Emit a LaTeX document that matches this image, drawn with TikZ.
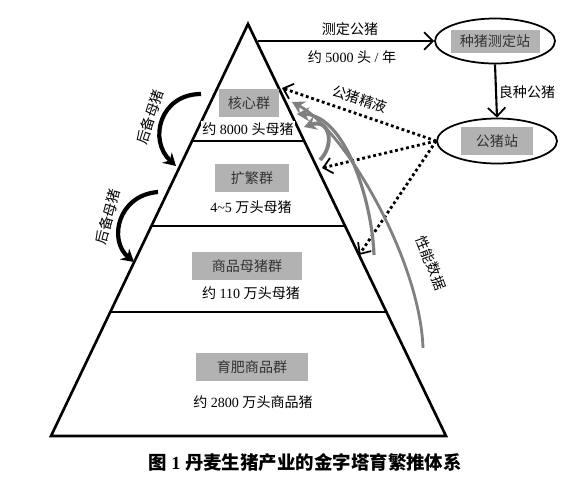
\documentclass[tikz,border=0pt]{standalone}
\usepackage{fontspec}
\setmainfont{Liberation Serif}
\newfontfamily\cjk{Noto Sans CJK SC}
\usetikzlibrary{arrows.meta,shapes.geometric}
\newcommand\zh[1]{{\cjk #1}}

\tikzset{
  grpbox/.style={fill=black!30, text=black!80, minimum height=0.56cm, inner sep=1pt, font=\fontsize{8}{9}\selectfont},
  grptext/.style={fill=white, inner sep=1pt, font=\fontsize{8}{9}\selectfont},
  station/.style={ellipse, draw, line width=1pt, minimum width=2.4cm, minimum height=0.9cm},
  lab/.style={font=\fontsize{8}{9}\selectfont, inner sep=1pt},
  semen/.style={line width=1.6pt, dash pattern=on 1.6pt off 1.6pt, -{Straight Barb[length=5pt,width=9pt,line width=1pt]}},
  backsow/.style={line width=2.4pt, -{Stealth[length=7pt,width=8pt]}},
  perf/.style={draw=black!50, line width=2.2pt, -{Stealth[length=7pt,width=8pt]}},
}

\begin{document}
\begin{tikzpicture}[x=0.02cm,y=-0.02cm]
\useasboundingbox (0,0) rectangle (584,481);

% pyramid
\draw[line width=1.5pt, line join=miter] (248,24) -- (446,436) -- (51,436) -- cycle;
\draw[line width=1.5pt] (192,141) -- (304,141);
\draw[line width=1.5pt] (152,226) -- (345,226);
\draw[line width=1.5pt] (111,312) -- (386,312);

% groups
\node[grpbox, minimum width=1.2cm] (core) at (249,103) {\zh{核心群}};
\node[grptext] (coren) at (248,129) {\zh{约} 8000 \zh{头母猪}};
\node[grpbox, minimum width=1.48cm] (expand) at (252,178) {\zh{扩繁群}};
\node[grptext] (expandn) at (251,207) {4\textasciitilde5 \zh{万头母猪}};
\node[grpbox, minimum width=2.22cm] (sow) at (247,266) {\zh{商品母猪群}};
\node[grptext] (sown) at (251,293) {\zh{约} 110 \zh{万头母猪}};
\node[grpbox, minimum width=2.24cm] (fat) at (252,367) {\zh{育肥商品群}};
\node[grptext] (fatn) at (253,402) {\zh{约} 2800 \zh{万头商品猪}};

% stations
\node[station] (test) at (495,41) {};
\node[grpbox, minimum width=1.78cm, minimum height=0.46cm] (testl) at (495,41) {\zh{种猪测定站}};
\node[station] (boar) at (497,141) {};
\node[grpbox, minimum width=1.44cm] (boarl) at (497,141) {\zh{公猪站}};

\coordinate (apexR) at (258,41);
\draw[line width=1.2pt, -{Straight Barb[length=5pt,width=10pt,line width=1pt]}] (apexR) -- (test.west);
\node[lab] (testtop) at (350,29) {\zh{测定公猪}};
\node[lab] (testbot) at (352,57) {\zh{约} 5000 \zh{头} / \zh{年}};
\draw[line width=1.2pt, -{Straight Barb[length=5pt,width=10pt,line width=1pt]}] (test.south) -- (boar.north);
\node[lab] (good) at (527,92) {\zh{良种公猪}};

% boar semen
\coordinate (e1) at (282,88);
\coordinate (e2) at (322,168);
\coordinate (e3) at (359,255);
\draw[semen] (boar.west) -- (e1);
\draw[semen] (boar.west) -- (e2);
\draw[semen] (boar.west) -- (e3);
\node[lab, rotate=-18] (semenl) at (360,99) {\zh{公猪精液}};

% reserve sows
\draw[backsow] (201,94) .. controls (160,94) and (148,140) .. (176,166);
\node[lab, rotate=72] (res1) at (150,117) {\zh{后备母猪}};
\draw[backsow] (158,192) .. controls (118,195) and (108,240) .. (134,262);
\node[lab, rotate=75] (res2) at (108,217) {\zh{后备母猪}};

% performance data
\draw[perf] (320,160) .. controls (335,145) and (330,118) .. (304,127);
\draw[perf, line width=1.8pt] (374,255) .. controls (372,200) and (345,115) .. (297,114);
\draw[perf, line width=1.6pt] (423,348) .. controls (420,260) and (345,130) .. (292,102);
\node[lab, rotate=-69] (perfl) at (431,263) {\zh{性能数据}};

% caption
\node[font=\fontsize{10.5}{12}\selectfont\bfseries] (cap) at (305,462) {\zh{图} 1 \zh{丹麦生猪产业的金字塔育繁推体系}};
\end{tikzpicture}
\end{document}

==========

Repeat the material above verbatim, with no pictures in the output.

Emit a LaTeX document that matches this image, drawn with TikZ.
\documentclass[tikz,border=0pt]{standalone}
\usepackage{fontspec}
\setmainfont{Liberation Serif}
\newfontfamily\cjk{Noto Sans CJK SC}
\usetikzlibrary{arrows.meta,shapes.geometric}
\newcommand\zh[1]{{\cjk #1}}

\tikzset{
  grpbox/.style={fill=black!30, text=black!80, minimum height=0.56cm, inner sep=1pt, font=\fontsize{8}{9}\selectfont},
  grptext/.style={fill=white, inner sep=1pt, font=\fontsize{8}{9}\selectfont},
  station/.style={ellipse, draw, line width=1pt, minimum width=2.4cm, minimum height=0.9cm},
  lab/.style={font=\fontsize{8}{9}\selectfont, inner sep=1pt},
  semen/.style={line width=1.6pt, dash pattern=on 1.6pt off 1.6pt, -{Straight Barb[length=5pt,width=9pt,line width=1pt]}},
  backsow/.style={line width=2.4pt, -{Stealth[length=7pt,width=8pt]}},
  perf/.style={draw=black!50, line width=2.2pt, -{Stealth[length=7pt,width=8pt]}},
}

\begin{document}
\begin{tikzpicture}[x=0.02cm,y=-0.02cm]
\useasboundingbox (0,0) rectangle (584,481);

% pyramid
\draw[line width=1.5pt, line join=miter] (248,24) -- (446,436) -- (51,436) -- cycle;
\draw[line width=1.5pt] (192,141) -- (304,141);
\draw[line width=1.5pt] (152,226) -- (345,226);
\draw[line width=1.5pt] (111,312) -- (386,312);

% groups
\node[grpbox, minimum width=1.2cm] (core) at (249,103) {\zh{核心群}};
\node[grptext] (coren) at (248,129) {\zh{约} 8000 \zh{头母猪}};
\node[grpbox, minimum width=1.48cm] (expand) at (252,178) {\zh{扩繁群}};
\node[grptext] (expandn) at (251,207) {4\textasciitilde5 \zh{万头母猪}};
\node[grpbox, minimum width=2.22cm] (sow) at (247,266) {\zh{商品母猪群}};
\node[grptext] (sown) at (251,293) {\zh{约} 110 \zh{万头母猪}};
\node[grpbox, minimum width=2.24cm] (fat) at (252,367) {\zh{育肥商品群}};
\node[grptext] (fatn) at (253,402) {\zh{约} 2800 \zh{万头商品猪}};

% stations
\node[station] (test) at (495,41) {};
\node[grpbox, minimum width=1.78cm, minimum height=0.46cm] (testl) at (495,41) {\zh{种猪测定站}};
\node[station] (boar) at (497,141) {};
\node[grpbox, minimum width=1.44cm] (boarl) at (497,141) {\zh{公猪站}};

\coordinate (apexR) at (258,41);
\draw[line width=1.2pt, -{Straight Barb[length=5pt,width=10pt,line width=1pt]}] (apexR) -- (test.west);
\node[lab] (testtop) at (350,29) {\zh{测定公猪}};
\node[lab] (testbot) at (352,57) {\zh{约} 5000 \zh{头} / \zh{年}};
\draw[line width=1.2pt, -{Straight Barb[length=5pt,width=10pt,line width=1pt]}] (test.south) -- (boar.north);
\node[lab] (good) at (527,92) {\zh{良种公猪}};

% boar semen
\coordinate (e1) at (282,88);
\coordinate (e2) at (322,168);
\coordinate (e3) at (359,255);
\draw[semen] (boar.west) -- (e1);
\draw[semen] (boar.west) -- (e2);
\draw[semen] (boar.west) -- (e3);
\node[lab, rotate=-18] (semenl) at (360,99) {\zh{公猪精液}};

% reserve sows
\draw[backsow] (201,94) .. controls (160,94) and (148,140) .. (176,166);
\node[lab, rotate=72] (res1) at (150,117) {\zh{后备母猪}};
\draw[backsow] (158,192) .. controls (118,195) and (108,240) .. (134,262);
\node[lab, rotate=75] (res2) at (108,217) {\zh{后备母猪}};

% performance data
\draw[perf] (320,160) .. controls (335,145) and (330,118) .. (304,127);
\draw[perf, line width=1.8pt] (374,255) .. controls (372,200) and (345,115) .. (297,114);
\draw[perf, line width=1.6pt] (423,348) .. controls (420,260) and (345,130) .. (292,102);
\node[lab, rotate=-69] (perfl) at (431,263) {\zh{性能数据}};

% caption
\node[font=\fontsize{10.5}{12}\selectfont\bfseries] (cap) at (305,462) {\zh{图} 1 \zh{丹麦生猪产业的金字塔育繁推体系}};
\end{tikzpicture}
\end{document}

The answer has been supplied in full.